I am no longer very young (I am 44 as I write these words —  I shall have to leave it to you readers to decide whether I am very foolish), and I have come to believe that Orwell was right.  And so was Schopenhauer, and so is David Benatar.  Human life is mostly suffering.  Most people’s lives go much worse than even the people who are living them realize.  With rare exceptions among us, we are burdened by gross self-deception and wishful thinking about our prospects.

When I was younger, I was a meliorist.  I was not so foolish (even then) as to think that there was not a great deal of suffering in the world.  But I thought — optimistically — that with good will and intelligence human life could be made much better, something that we could tolerate, perhaps if we were very lucky, even celebrate.  Improved public policy and incremental technological progress would save us.  The effect of improved public policy will be marginal; the predominant effect even of successful social reform will be the redistribution of misery.  Incremental advances in technology will be equally feeble.  As long as humanity goes on, so will the suffering.

If you love humanity, you will want it to come to an end.

I realize this view is paradoxical, deeply counterintuitive, indeed profoundly shocking.  Most people will be inclined to reject it out of hand.  The minor reason for my blogging is to defend it.

But what does it mean for humanity to end?  Kindly believe that I am not advocating precipitating the apocalypse or any other form of omnicide.  And while I do agree with Sister Y‘s dictum that “…in a just society, a Nembutal prescription would be available to any adult who asked for it and could articulate a clear wish to die, along with a non-delusional reason for wanting to die,” [1] I don’t anticipate that I will be writing primarily about suicide, either.

But what I will be looking at here is ways out of our predicament.
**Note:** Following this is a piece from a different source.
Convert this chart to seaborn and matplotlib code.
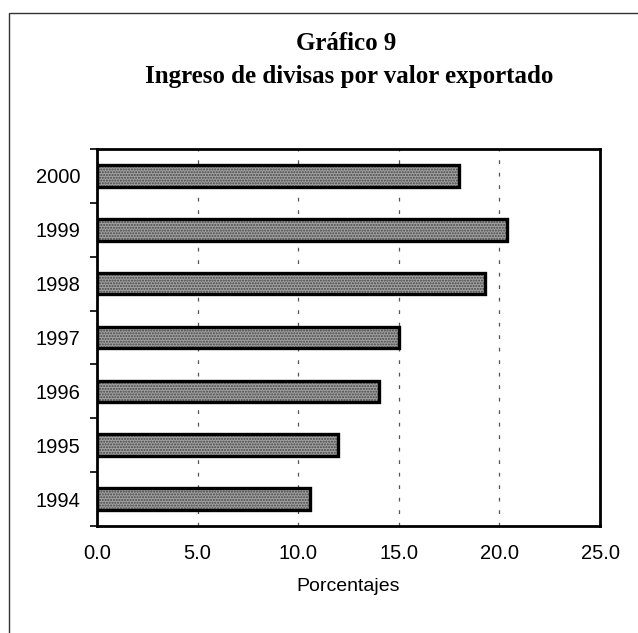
import numpy as np
import pandas as pd
import seaborn as sns
import matplotlib.pyplot as plt
from matplotlib.lines import Line2D

# === Data
years = ["2000", "1999", "1998", "1997", "1996", "1995", "1994"]
values = [18.0, 20.4, 19.3, 15.0, 14.0, 12.0, 10.6]
xticks = [0, 5, 10, 15, 20, 25]

df = pd.DataFrame({"year": years, "pct": values})

sns.set_theme(style="white")
plt.rcParams["font.family"] = ["Liberation Sans", "DejaVu Sans"]
plt.rcParams["text.color"] = "black"

fig = plt.figure(figsize=(6.38, 6.33), dpi=100)
ax = fig.add_axes([97 / 638, 1 - 526 / 633, (600 - 97) / 638, (526 - 149) / 633])

# === Bars: stippled grey fill, then black outline on top
sns.barplot(data=df, x="pct", y="year", order=years, color="#a2a2a2",
            saturation=1, width=0.4, errorbar=None, ax=ax)
for p in ax.patches:
    p.set_hatch("......")
    p.set_edgecolor("#444444")
    p.set_linewidth(0)
sns.barplot(data=df, x="pct", y="year", order=years, fill=False,
            edgecolor="black", linewidth=2.4, width=0.4, errorbar=None, ax=ax)

# === Axes styling
ax.set_xlim(0, 25)
ax.set_ylim(6.5, -0.5)
ax.set_xticks(xticks)
ax.set_xticklabels([f"{v:.1f}" for v in xticks])
ax.set_yticks(np.arange(-0.5, 7, 1), minor=True)
ax.set_axisbelow(True)
ax.xaxis.grid(True, linestyle=(0, (3, 7)), color="#555555", linewidth=0.9)
ax.yaxis.grid(False)

ax.tick_params(axis="x", length=0, pad=13, labelsize=14.5, colors="black")
ax.tick_params(axis="y", which="major", length=0, pad=12, labelsize=14.5, colors="black")
ax.tick_params(axis="y", which="minor", left=True, length=5, width=1.2, color="black")

for s in ax.spines.values():
    s.set_visible(True)
    s.set_color("black")
    s.set_linewidth(2)

ax.set_ylabel("")
ax.set_xlabel("Porcentajes", fontsize=14, labelpad=11, color="black")

# === Title
serif = ["Liberation Serif", "DejaVu Serif"]
fig.text(346 / 638, 1 - 50 / 633, "Gráfico 9", ha="center", va="baseline",
         fontsize=18, fontweight="bold", family=serif, color="black")
fig.text(349 / 638, 1 - 83 / 633, "Ingreso de divisas por valor exportado", ha="center",
         va="baseline", fontsize=18, fontweight="bold", family=serif, color="black")

# === Scan frame (top and left edges only)
fig.add_artist(Line2D([10 / 638, 1], [1 - 13 / 633, 1 - 13 / 633], color="#333333", lw=1))
fig.add_artist(Line2D([9 / 638, 9 / 638], [0, 1 - 13 / 633], color="#333333", lw=1))

plt.savefig("out.png", dpi=100)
There are two that strike me as salient.

(1) Antinatalism:   We should stop making new people, because every new person is a locus of suffering.  If we stop making new people, eventually humanity will go extinct.  No more people, no more suffering (at least, no more human suffering).  This view is defended by David Benatar in his Better Never to Have Been.

(2) Posthumanism: We aim for radical, rather than incremental change, and either transform or replace ourselves with very different kinds of descendants whose quality of life is radically superior to ours.  This is a program defended by Oxford philosopher Nick Bostrom and it has strong affinities with David Pearce’s abolitionist project.

Which way to turn?  I feel at once more excitement and more perplexity trying think out matters between these two possibilities than I have before any philosophical problem I have ever encountered, and I have encountered a few.  To put matters crudely, it sure sounds like a lot more fun to be some sort of immortal, ecstatic superman than it does to just be dead.  But at the same time, there are serious arguments to the effect that posthumanism is  delusion — that it is too dangerous or costly or likely (or certain) to fail somehow.

Much thought is called for.  And how can I know what I think until I see what I say? So here we come to the major reason for my running this blog, which is to deliberate (or perhaps just to ruminate) over what I think might be the biggest issue of all.  Do we exit humanity via extinction, or posthumanity?